Profoundly peevish
/Friends, I am fully peeved out today. It began when I was awakened by the children dragging a large cushion onto our bedroom floor, crouching on it, and "driving" this "snow scooter" with wild and loud abandon. At one point, they came to a screeching halt, grabbed an Etch-a-Sketch (now their control panel), and, per Oliver's mandate, each took charge of a dial. The race continued at a fever pitch. It was not yet 6:25am. The loving part of me could appreciate both their imaginations and cuteness but the tired mommy part of me wished only that hubs -just returned from his trip- would spirit them out of the room for breakfast, leaving me alone to catch a few extra winks. Har. I got up, as DH read on his phone (grr), and quickly decided that as his mind-reading capabilities were at Complete Failure I'd suggest to him that he get the flip out of bed because which one of us hasn't been out of town in a fancy hotel room since Tuesday?

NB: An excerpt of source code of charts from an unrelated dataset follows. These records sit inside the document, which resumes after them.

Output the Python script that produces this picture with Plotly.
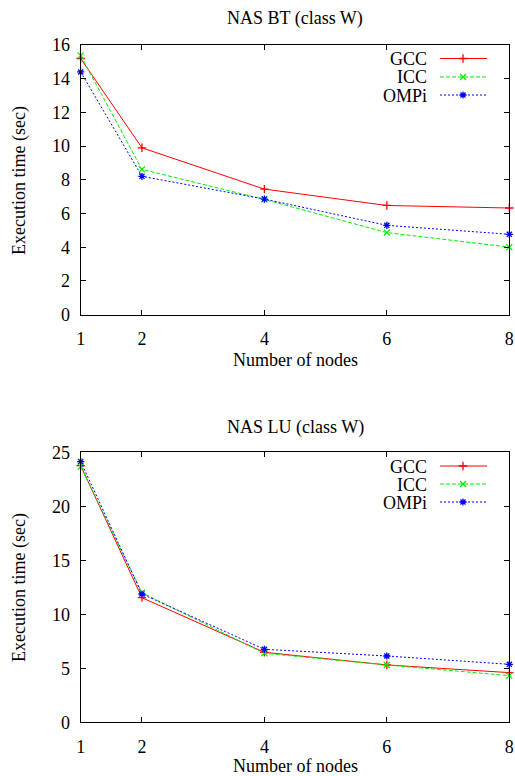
import plotly.graph_objects as go

nodes = [1, 2, 4, 6, 8]
x_ticks = [1, 2, 4, 6, 8]

bt_gcc = [15.2, 9.9, 7.45, 6.48, 6.33]
bt_icc = [15.37, 8.62, 6.84, 4.87, 4.01]
bt_ompi = [14.4, 8.21, 6.86, 5.30, 4.77]

lu_gcc = [23.77, 11.54, 6.48, 5.31, 4.60]
lu_icc = [23.67, 12.0, 6.39, 5.31, 4.32]
lu_ompi = [24.14, 11.88, 6.76, 6.14, 5.37]

series_names = ["GCC", "ICC", "OMPi"]
colors = ["#ff0000", "#00ee00", "#0000ff"]
dashes = ["solid", "4px,2px", "2px,2px"]
symbols = ["cross-thin", "x-thin", "asterisk"]

FONT = "Liberation Serif"
FS = 18
MS = 6

fig = go.Figure()

def add_series(xa, ya, data):
    for name, vals, c, d, s in zip(series_names, data, colors, dashes, symbols):
        fig.add_trace(go.Scatter(
            x=nodes, y=vals, mode="lines+markers", name=name,
            xaxis=xa, yaxis=ya, showlegend=False, cliponaxis=False,
            line=dict(color=c, width=1, dash=d),
            marker=dict(symbol=s, size=MS, color=c, line=dict(color=c, width=1.3)),
        ))

add_series("x", "y", [bt_gcc, bt_icc, bt_ompi])
add_series("x2", "y2", [lu_gcc, lu_icc, lu_ompi])

xdom = [80.7 / 515, 509.3 / 515]
top_dom = [1 - 314.7 / 776, 1 - 45 / 776]
bot_dom = [1 - 722.3 / 776, 1 - 452.3 / 776]

axis_common = dict(
    showline=True, linecolor="black", linewidth=1, mirror="ticks",
    ticks="inside", ticklen=5, tickcolor="black", tickwidth=1,
    showgrid=False, zeroline=False, automargin=False,
    tickfont=dict(family=FONT, size=FS, color="black"),
)

fig.update_layout(
    width=515, height=776,
    margin=dict(l=0, r=0, t=0, b=0, pad=0, autoexpand=False),
    paper_bgcolor="white", plot_bgcolor="rgba(0,0,0,0)",
    font=dict(family=FONT, size=FS, color="black"),
    xaxis=dict(domain=xdom, anchor="y", range=[1, 8], tickmode="array",
               tickvals=x_ticks, ticklabelstandoff=8, **axis_common),
    yaxis=dict(domain=top_dom, anchor="x", range=[0, 16], dtick=2,
               ticklabelstandoff=6, **axis_common),
    xaxis2=dict(domain=xdom, anchor="y2", range=[1, 8], tickmode="array",
                tickvals=x_ticks, ticklabelstandoff=8, **axis_common),
    yaxis2=dict(domain=bot_dom, anchor="x2", range=[0, 25], dtick=5,
                ticklabelstandoff=6, **axis_common),
    xaxis3=dict(domain=[0, 1], range=[0, 1], visible=False, anchor="y3", automargin=False),
    yaxis3=dict(domain=[0, 1], range=[0, 1], visible=False, anchor="x3", automargin=False),
    showlegend=False,
)

annotations = []
cx = (80.7 + 509.3) / 2 / 515
for title, yc in [("NAS BT (class W)", 18), ("NAS LU (class W)", 427)]:
    annotations.append(dict(text=title, x=cx, y=1 - yc / 776, xref="paper", yref="paper",
                            showarrow=False, xanchor="center", yanchor="middle",
                            font=dict(family=FONT, size=FS)))
for yc in [360, 766]:
    annotations.append(dict(text="Number of nodes", x=cx, y=1 - yc / 776, xref="paper", yref="paper",
                            showarrow=False, xanchor="center", yanchor="middle",
                            font=dict(family=FONT, size=FS)))
for yc in [181, 588]:
    annotations.append(dict(text="Execution time (sec)", x=19 / 515, y=1 - yc / 776, xref="paper",
                            yref="paper", showarrow=False, textangle=-90,
                            xanchor="center", yanchor="middle",
                            font=dict(family=FONT, size=FS)))

# legend (gnuplot style: label then sample)
shapes = []
leg_rows = [[58.5, 77, 95], [466, 484, 502]]
txt_right = 428 / 515
ln0, ln1, mk = 440 / 515, 487 / 515, 463 / 515
for rows in leg_rows:
    for name, c, d, s, yc in zip(series_names, colors, dashes, symbols, rows):
        yp = 1 - yc / 776
        annotations.append(dict(text=name, x=txt_right, y=yp, xref="paper", yref="paper",
                                showarrow=False, xanchor="right", yanchor="middle",
                                height=17, valign="middle", borderpad=0,
                                font=dict(family=FONT, size=FS)))
        shapes.append(dict(type="line", xref="paper", yref="paper", x0=ln0, x1=ln1, y0=yp, y1=yp,
                           line=dict(color=c, width=1, dash=d)))
        fig.add_trace(go.Scatter(x=[mk], y=[yp], mode="markers", xaxis="x3", yaxis="y3",
                                 showlegend=False, hoverinfo="skip",
                                 marker=dict(symbol=s, size=MS, color=c,
                                             line=dict(color=c, width=1.3))))

fig.update_layout(annotations=annotations, shapes=shapes)
fig.write_html("out.html", config={"displayModeBar": False},
               post_script="document.body.style.margin='0';")
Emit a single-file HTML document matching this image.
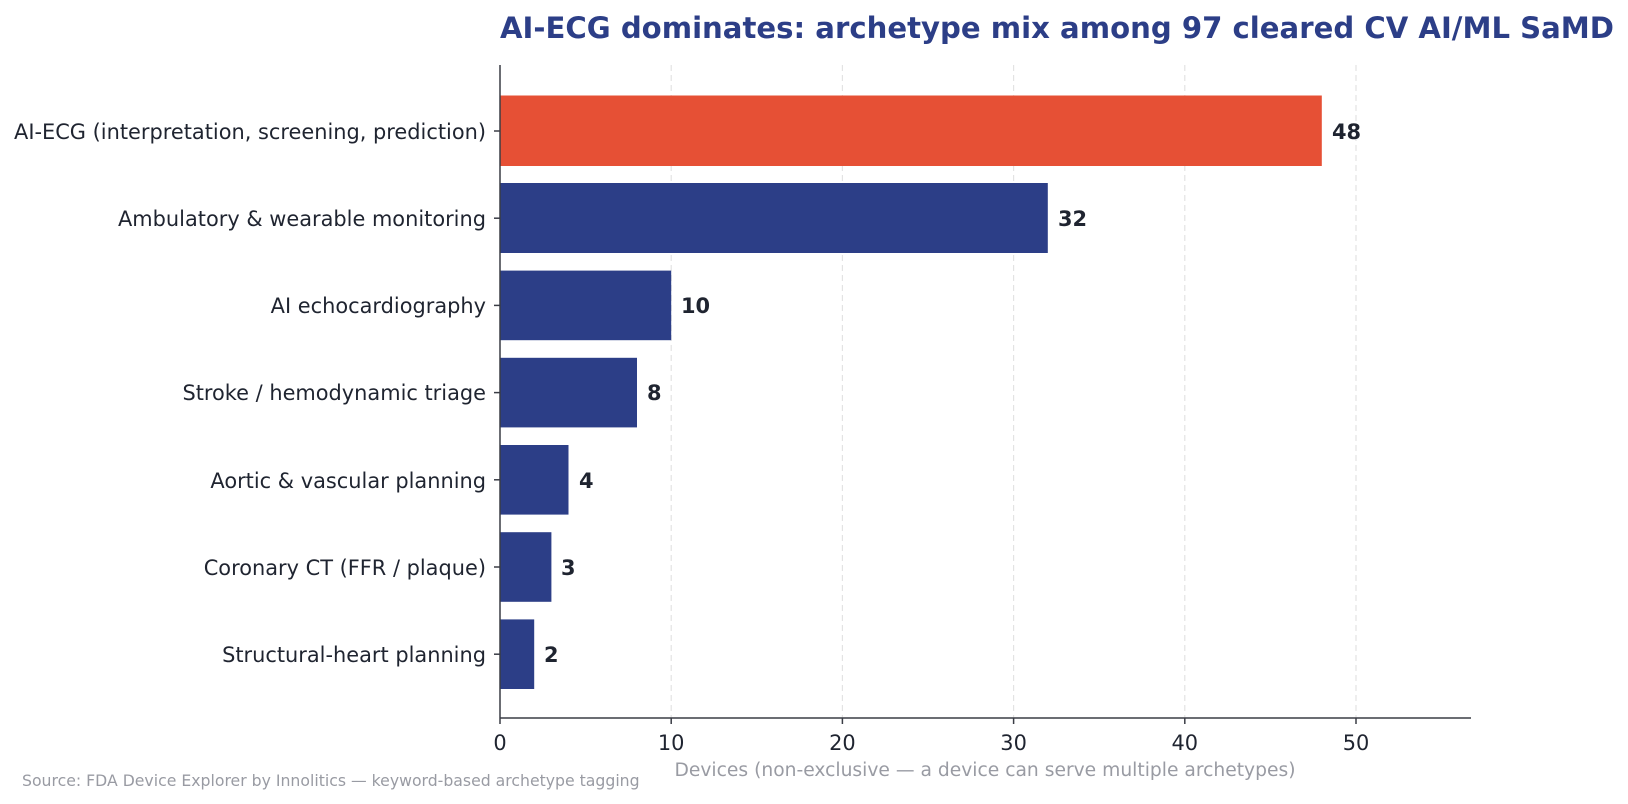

Breakfast, carpool, yada, yada, and then to the derm. Now, I love my derm. She's a hoot, and I always enjoy seeing her. But, as with most docs, there is always a seemingly inexplicable stint in the waiting room as truly awful music plays too loudly and you look, baffled, at the large assortment of magazines that no one wants to read right there for your reading pleasure. Who makes the music and mag decisions in these offices? And the icing on the cake is always the horrendously pukey wall color made even worse by a (usually complete) lack of windows. Pepto mauve for your own home anyone?
When I was ushered back into yet another waiting room, the sweet gal accompanying me took all of three seconds to begin telling me her story. Too many people are rude (there are some real buttheads out there) and she's taking motivational classes to learn how to strengthen herself. I learned about several recent grievances (and truly, I'm sorry she's had these bad encounters) and inwardly thought, I just want to be quiet.
It's a bit of a bummer when you know, at 10:30am, that the quiet time you might enjoy in a dim exam room is your best chance for such time until Monday. Ultimately, all was fine, she definitely seemed in need of some venting but I was left, again, with my sense of self being largely this.
Fortunately, Oliver has managed to stay at school today, so I've enjoyed a bit of post-derm downtime and a completely hilarious email exchange with some foodie pals. Hmph!